• Input material

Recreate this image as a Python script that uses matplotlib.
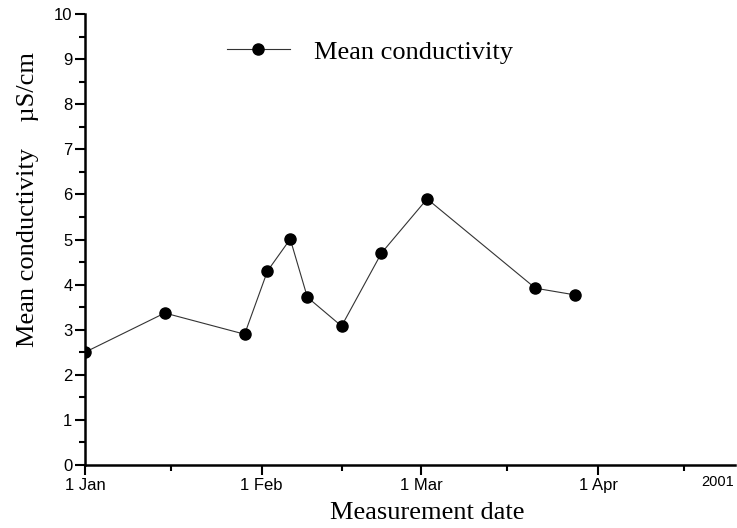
import matplotlib
matplotlib.use("Agg")
import matplotlib.pyplot as plt
import numpy as np
import datetime as dt

# measurement dates and mean conductivity (uS/cm)
dates = ["2001-01-01", "2001-01-15", "2001-01-29", "2001-02-02", "2001-02-06",
         "2001-02-09", "2001-02-15", "2001-02-22", "2001-03-02", "2001-03-21",
         "2001-03-28"]
conductivity = [2.50, 3.37, 2.90, 4.30, 5.01, 3.72, 3.08, 4.70, 5.90, 3.92, 3.77]

month_ticks = ["2001-01-01", "2001-02-01", "2001-03-01", "2001-04-01"]
month_labels = ["1 Jan", "1 Feb", "1 Mar", "1 Apr"]
mid_ticks = ["2001-01-16", "2001-02-15", "2001-03-16", "2001-04-16"]

x = [dt.datetime.strptime(d, "%Y-%m-%d") for d in dates]
mt = [dt.datetime.strptime(d, "%Y-%m-%d") for d in month_ticks]
mid = [dt.datetime.strptime(d, "%Y-%m-%d") for d in mid_ticks]

fig = plt.figure(figsize=(7.37, 5.28), dpi=100)
ax = fig.add_axes([0.1153, 0.1193, 0.882, 0.8542])

ax.plot(x, conductivity, color="#333333", lw=0.8, marker="o", ms=8,
        mfc="black", mec="black", label="Mean conductivity")

ax.set_xlim(dt.datetime(2001, 1, 1), dt.datetime(2001, 4, 25))
ax.set_ylim(0, 10)

ax.set_xticks(mt)
ax.set_xticklabels(month_labels)
ax.set_xticks(mid, minor=True)
ax.set_yticks(np.arange(0, 11, 1))
ax.set_yticks(np.arange(0.5, 10, 1), minor=True)

for s in ["top", "right"]:
    ax.spines[s].set_visible(False)
for s in ["left", "bottom"]:
    ax.spines[s].set_linewidth(1.8)

ax.tick_params(which="major", length=7, width=1.5, direction="out",
               labelsize=12, pad=2)
ax.tick_params(which="minor", length=4, width=1.5, direction="out")
for lab in ax.get_xticklabels() + ax.get_yticklabels():
    lab.set_fontfamily("Liberation Sans")

# truncated year label at right end of axis
ax.text(dt.datetime(2001, 4, 22), -0.23, "2001", ha="center", va="top",
        fontsize=10.5, family="Liberation Sans")

ax.set_xlabel("Measurement date", family="Liberation Serif", fontsize=19,
              labelpad=0)
ax.xaxis.set_label_coords(0.526, -0.083)
ax.set_ylabel("Mean conductivity    \u00b5S/cm", family="Liberation Serif",
              fontsize=19)
ax.yaxis.set_label_coords(-0.07, 0.588)

leg = ax.legend(loc="upper left", bbox_to_anchor=(0.218, 0.942), frameon=False,
                prop={"family": "Liberation Serif", "size": 19},
                handlelength=2.4, handletextpad=0.9, numpoints=1,
                borderpad=0, borderaxespad=0)

fig.savefig("out.png", dpi=100)
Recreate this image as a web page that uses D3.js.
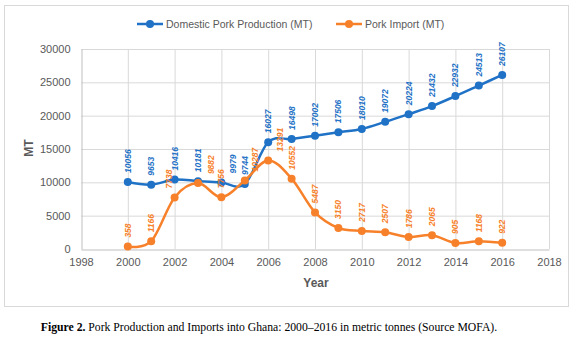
<!DOCTYPE html>
<html>
<head>
<meta charset="utf-8">
<script src="https://cdn.jsdelivr.net/npm/d3@7/dist/d3.min.js"></script>
<style>
  body { margin: 0; background: #fff; }
  svg { display: block; }
  .tick text { font-family: "Liberation Sans", Arial, sans-serif; font-size: 11px; fill: #595959; }
  .grid line { stroke: #d9d9d9; stroke-width: 1; }
</style>
</head>
<body>
<div id="chart"></div>
<script>
// pork production and imports, metric tonnes
const YEARS = [2000, 2001, 2002, 2003, 2004, 2005, 2006, 2007, 2008,
  2009, 2010, 2011, 2012, 2013, 2014, 2015, 2016];
const DOMESTIC = [10056, 9653, 10416, 10181, 9979, 9744, 16027, 16498, 17002,
  17506, 18010, 19072, 20224, 21432, 22932, 24513, 26107];
const IMPORTS = [358, 1166, 7738, 9882, 7756, 10287, 13291, 10552, 5487,
  3150, 2717, 2507, 1786, 2065, 905, 1168, 922];
const X_TICKS = [1998, 2000, 2002, 2004, 2006, 2008, 2010, 2012, 2014, 2016, 2018];
const Y_TICKS = [0, 5000, 10000, 15000, 20000, 25000, 30000];

const BLUE = "#1f72c6";
const ORANGE = "#f7812a";

// a few labels were shifted sideways to avoid overlaps (px, keyed by year)
const NUDGE_DOMESTIC = { 2004: 12 };
const NUDGE_IMPORTS = { 2002: -6, 2003: 13, 2005: 10, 2006: 12 };

const W = 581, H = 342;
const PLOT = { left: 81, right: 549, top: 49, bottom: 249 };

const svg = d3.select("#chart").append("svg")
  .attr("width", W).attr("height", H);

// chart frame
svg.append("rect")
  .attr("x", 4.5).attr("y", 5.5)
  .attr("width", 564).attr("height", 301)
  .attr("fill", "#fff").attr("stroke", "#d9d9d9");

const x = d3.scaleLinear().domain([1998, 2018]).range([PLOT.left, PLOT.right]);
const y = d3.scaleLinear().domain([0, 30000]).range([PLOT.bottom, PLOT.top]);

// gridlines
svg.append("g").attr("class", "grid")
  .selectAll("line.h").data(Y_TICKS.slice(1)).join("line")
  .attr("x1", PLOT.left).attr("x2", PLOT.right)
  .attr("y1", d => y(d) + 0.5).attr("y2", d => y(d) + 0.5);
svg.append("g").attr("class", "grid")
  .selectAll("line.v").data(X_TICKS.slice(1)).join("line")
  .attr("x1", d => x(d) + 0.5).attr("x2", d => x(d) + 0.5)
  .attr("y1", PLOT.top).attr("y2", PLOT.bottom);

// axes
const yAxis = svg.append("g")
  .attr("transform", `translate(${PLOT.left + 0.5},0)`)
  .call(d3.axisLeft(y).tickValues(Y_TICKS).tickSize(0).tickPadding(11).tickFormat(d3.format("d")));
yAxis.select(".domain").attr("stroke", "#bfbfbf");

const xAxis = svg.append("g")
  .attr("transform", `translate(0,${PLOT.bottom + 0.5})`)
  .call(d3.axisBottom(x).tickValues(X_TICKS).tickSize(0).tickPadding(9).tickFormat(d3.format("d")));
xAxis.select(".domain").attr("stroke", "#bfbfbf");

// axis titles
svg.append("text")
  .attr("transform", `translate(33,148) rotate(-90)`)
  .attr("text-anchor", "middle")
  .attr("font-family", "Liberation Sans, Arial, sans-serif")
  .attr("font-size", 12).attr("font-weight", "bold").attr("fill", "#595959")
  .text("MT");
svg.append("text")
  .attr("x", 316).attr("y", 287)
  .attr("text-anchor", "middle")
  .attr("font-family", "Liberation Sans, Arial, sans-serif")
  .attr("font-size", 12).attr("font-weight", "bold").attr("fill", "#595959")
  .text("Year");

const series = [
  { name: "Domestic Pork Production (MT)", values: DOMESTIC, color: BLUE, nudge: NUDGE_DOMESTIC },
  { name: "Pork Import (MT)", values: IMPORTS, color: ORANGE, nudge: NUDGE_IMPORTS },
];

const line = d3.line()
  .x(d => x(d.year))
  .y(d => y(d.value))
  .curve(d3.curveCardinal.tension(0));

series.forEach(s => {
  const pts = YEARS.map((year, i) => ({ year, value: s.values[i] }));
  const g = svg.append("g");

  g.append("path")
    .datum(pts)
    .attr("d", line)
    .attr("fill", "none")
    .attr("stroke", s.color)
    .attr("stroke-width", 2.5);

  g.selectAll("circle").data(pts).join("circle")
    .attr("cx", d => x(d.year))
    .attr("cy", d => y(d.value))
    .attr("r", 4)
    .attr("fill", s.color);

  // rotated value labels above each point
  g.selectAll("text").data(pts).join("text")
    .attr("transform", d =>
      `translate(${x(d.year) + (s.nudge[d.year] || 0)},${y(d.value) - 9}) rotate(-90)`)
    .attr("dy", "0.35em")
    .attr("text-anchor", "start")
    .attr("font-family", "Liberation Sans, Arial, sans-serif")
    .attr("font-size", 8.5)
    .attr("font-style", "italic")
    .attr("font-weight", "bold")
    .attr("fill", s.color)
    .text(d => d.value);
});

// legend
const legendItems = [
  { name: series[0].name, color: BLUE, x0: 137 },
  { name: series[1].name, color: ORANGE, x0: 336 },
];
const lg = svg.append("g").selectAll("g").data(legendItems).join("g")
  .attr("transform", d => `translate(${d.x0},24)`);
lg.append("line")
  .attr("x1", 0).attr("x2", 26)
  .attr("stroke", d => d.color).attr("stroke-width", 2.5);
lg.append("circle")
  .attr("cx", 13).attr("r", 4).attr("fill", d => d.color);
lg.append("text")
  .attr("x", 29).attr("dy", "0.35em")
  .attr("font-family", "Liberation Sans, Arial, sans-serif")
  .attr("font-size", 10.5).attr("fill", "#595959")
  .text(d => d.name);

// caption
const cap = svg.append("text")
  .attr("x", 269).attr("y", 331)
  .attr("text-anchor", "middle")
  .attr("font-family", "Liberation Serif, Times New Roman, serif")
  .attr("font-size", 11.7).attr("fill", "#000");
cap.append("tspan").attr("font-weight", "bold").text("Figure 2.");
cap.append("tspan").text(" Pork Production and Imports into Ghana: 2000\u20132016 in metric tonnes (Source MOFA).");
</script>
</body>
</html>
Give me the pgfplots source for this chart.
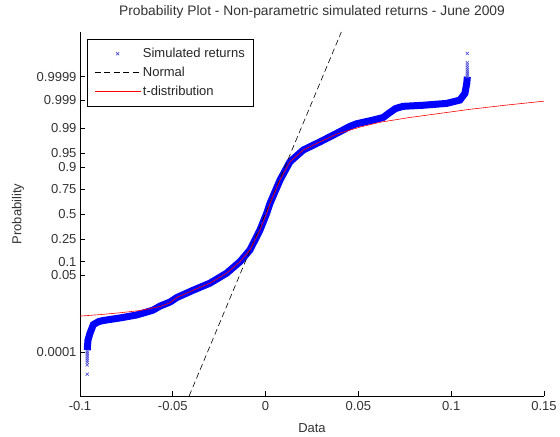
\documentclass[border=0pt]{standalone}
\usepackage{pgfplots}
\pgfplotsset{compat=1.18}
\usepackage{fontspec}
\setmainfont{Liberation Sans}
\newcommand\mf{\fontsize{13bp}{15bp}\selectfont}
\newcommand\tf{\fontsize{13.8bp}{16bp}\selectfont}
\definecolor{mkblue}{RGB}{80,80,215}
\pgfplotsset{
  lineleg/.style={legend image code/.code={\draw[##1] (0bp,0bp) -- (46bp,0bp);}},
  markleg/.style={legend image code/.code={\draw[mark repeat=2,mark phase=2,##1] plot coordinates {(0bp,0bp) (23bp,0bp) (46bp,0bp)};}},
}

\pgfplotstableread{
x z
-0.0961 -3.67
-0.0957 -3.40
-0.0946 -3.21
-0.0928 -2.98
-0.0900 -2.90
-0.0876 -2.87
-0.0784 -2.80
-0.0695 -2.72
-0.0607 -2.59
-0.0569 -2.48
-0.0515 -2.37
-0.0479 -2.25
-0.0390 -2.05
-0.0300 -1.86
-0.0210 -1.59
-0.0138 -1.28
-0.0084 -0.96
-0.0030 -0.42
0.0006 0.03
0.0024 0.30
0.0078 0.93
0.0131 1.42
0.0203 1.74
0.0293 1.96
0.0383 2.19
0.0455 2.38
0.0491 2.45
0.0580 2.55
0.0634 2.62
0.0660 2.72
0.0700 2.86
0.0740 2.92
0.0850 2.95
0.0976 3.00
0.1047 3.09
0.1074 3.27
0.1084 3.55
0.1087 3.72
}\simband

\pgfplotstableread{
x z
-0.0961 -3.70
-0.0961 -3.75
-0.0961 -3.80
-0.0961 -3.85
-0.0961 -3.90
-0.0961 -3.95
-0.0961 -4.00
-0.0961 -4.07
-0.0961 -4.32
0.1087 3.72
0.1087 3.77
0.1087 3.82
0.1087 3.87
0.1087 3.92
0.1087 3.97
0.1087 4.03
0.1087 4.10
0.1087 4.35
}\simmarks

\pgfplotstableread{
x z
-0.1000 -2.75
-0.0892 -2.71
-0.0784 -2.66
-0.0677 -2.60
-0.0569 -2.49
-0.0515 -2.39
-0.0479 -2.25
-0.0390 -2.05
-0.0300 -1.86
-0.0210 -1.59
-0.0138 -1.28
-0.0084 -0.96
-0.0030 -0.42
0.0006 0.03
0.0024 0.30
0.0078 0.93
0.0131 1.42
0.0203 1.74
0.0293 1.96
0.0383 2.17
0.0509 2.36
0.0616 2.49
0.0778 2.62
0.0940 2.73
0.1101 2.84
0.1290 2.95
0.1500 3.06
}\tdist

\pgfplotstableread{
x z
-0.0412 -4.91
0.0408 4.93
}\normline

\begin{document}
\begin{tikzpicture}[font=\mf]
\path[use as bounding box] (-80bp,-41bp) rectangle (480bp,396bp);
\begin{axis}[
  at={(0,0)}, anchor=south west,
  scale only axis, width=464bp, height=364bp,
  xmin=-0.1, xmax=0.15, ymin=-4.91, ymax=4.93,
  axis x line*=bottom, axis y line*=left,
  axis line style={black, line width=0.6bp},
  tick align=inside, major tick length=5bp,
  tick style={black, line width=0.6bp},
  xtick={-0.1,-0.05,0,0.05,0.1,0.15},
  xticklabels={-0.1,-0.05,0,0.05,0.1,0.15},
  ytick={-3.719,-1.645,-1.2816,-0.6745,0,0.6745,1.2816,1.645,2.326,3.090,3.719},
  yticklabels={0.0001,0.05,0.1,0.25,0.5,0.75,0.9,0.95,0.99,0.999,0.9999},
  tick label style={font=\mf, text=black!80},
  xticklabel style={yshift=-1.5bp},
  title={Probability Plot - Non-parametric simulated returns - June 2009},
  title style={at={(axis description cs:0.5,1.0385)}, anchor=center, font=\tf, text=black!80},
  xlabel={Data},
  every axis x label/.style={at={(axis description cs:0.5,-0.0879)}, anchor=center, font=\mf, text=black!80},
  ylabel={Probability},
  every axis y label/.style={at={(axis description cs:-0.1336,0.5)}, anchor=center, rotate=90, font=\mf, text=black!80},
  legend style={at={(axis description cs:0.0151,0.9808)}, anchor=north west,
    draw=black, line width=0.6bp, fill=white, font=\mf, text=black!85,
    row sep=4bp, inner xsep=7bp, inner ysep=7bp},
  legend cell align=left,
]
\addplot[blue, line width=7bp, forget plot] table[x=x,y=z] {\simband};
\addplot[only marks, mark=x, mark size=2.2bp, mkblue, mark options={line width=0.6bp}, markleg]
  table[x=x,y=z] {\simmarks};
\addlegendentry{Simulated returns}
\addplot[black, line width=0.6bp, dash pattern=on 6bp off 3.5bp, lineleg]
  table[x=x,y=z] {\normline};
\addlegendentry{Normal}
\addplot[red, line width=0.6bp, lineleg]
  table[x=x,y=z] {\tdist};
\addlegendentry{t-distribution}
\end{axis}
\end{tikzpicture}
\end{document}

• Task directions
Give back exactly the lines from the top of the records to the line containing "import datetime as dt", both included, and no pictures.

• Output
Recreate this image as a Python script that uses matplotlib.
import matplotlib
matplotlib.use("Agg")
import matplotlib.pyplot as plt
import numpy as np
import datetime as dt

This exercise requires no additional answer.